Friday, April 10, 2009
Well I am avoiding organizing my income tax etc. so that I thought I might tackle my blog. I just finished making Nanaimo Bar Easter eggs. This is my annual Easter tradition. When I was a child I once had this delicious square and it was years before I was able to taste one again and discovered that it was a Nanaimo Bar. My second trip out west friends and I went to Nanaimo but only found the bars that had separate entrances for ladies. Moving here, I discovered Susan Mendelson's recipe and have been using it ever since and somewhere along the way I bought her cookbook for kids and learned to make the infamous eggs. It's not hard but requires patiences and time as you do it in stages. But isn't that the way with many worthwhile projects?
Let's see I am going to focus on high school today. To get myself in the mode for the high school literacy meeting this week I started reading Readicide by Kelly Gallagher. I became a fan of Kelly Gallagher's several years ago but I finally went to a session with him at NCTE this year and was very impressed. Initally this book may seem a bit American as he talks about the effects of high stakes testing, but I still think the book is worth reading for Canadian teachers. I go into lots of elementary classes where students are reading happily and of course, as many have noted, this happens often less and less as you go up in grade level. Kelly defines Readicide as "the systematic killing of the love of reading,often exacerbated by the inane, mind numbing practices found in schools".

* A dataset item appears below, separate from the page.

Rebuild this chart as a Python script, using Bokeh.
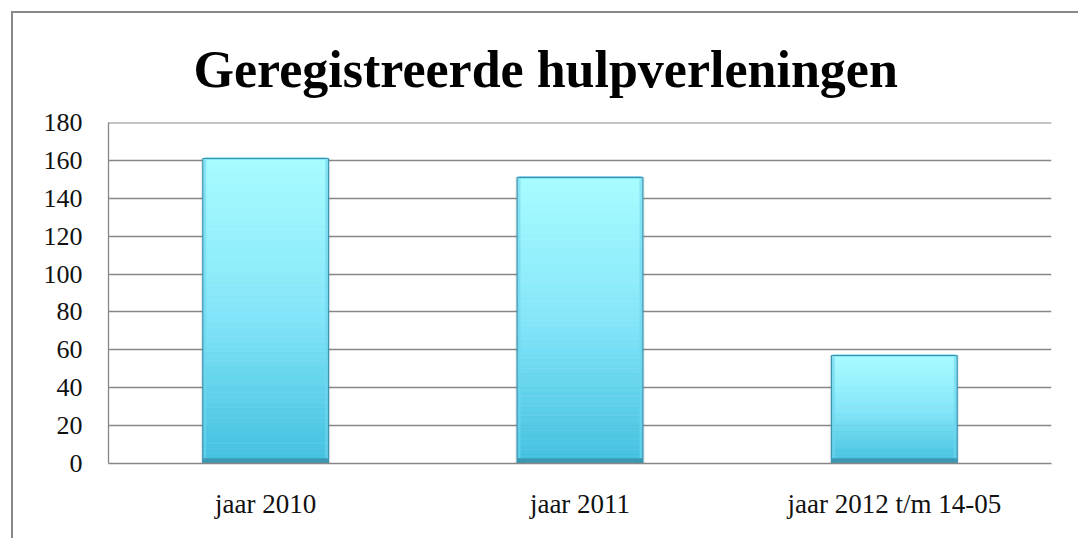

You may find this extreme but it proves interesting reading. He also gives some great ideas for improving the situation. One solution is giving his students access to articles on contemporary issues. On his website he gives some examples of this. And I think you can still read the book online if you so desire!
It was a fun meeting with speakers Brooke and Greg from Rockridge Secondary in West Van who demonstrated clearly formative assessment as used in socials, English, and science classrooms with no marks until the end of term. People at the meeting were fascinated and had many questions and wanted to find out more.
Last year we decided that it might be better having high school meetings separate from our elementary later literacy project school meetings. Then we decided to invite representatives from all our high schools to attend. At first it seemed a bit difficult to get people there but 14 of our 17 schools now are always there and this session certainly proved overwhelmingly popular. We have received very positive feedback from all our meetings. I hope that they can continue next year.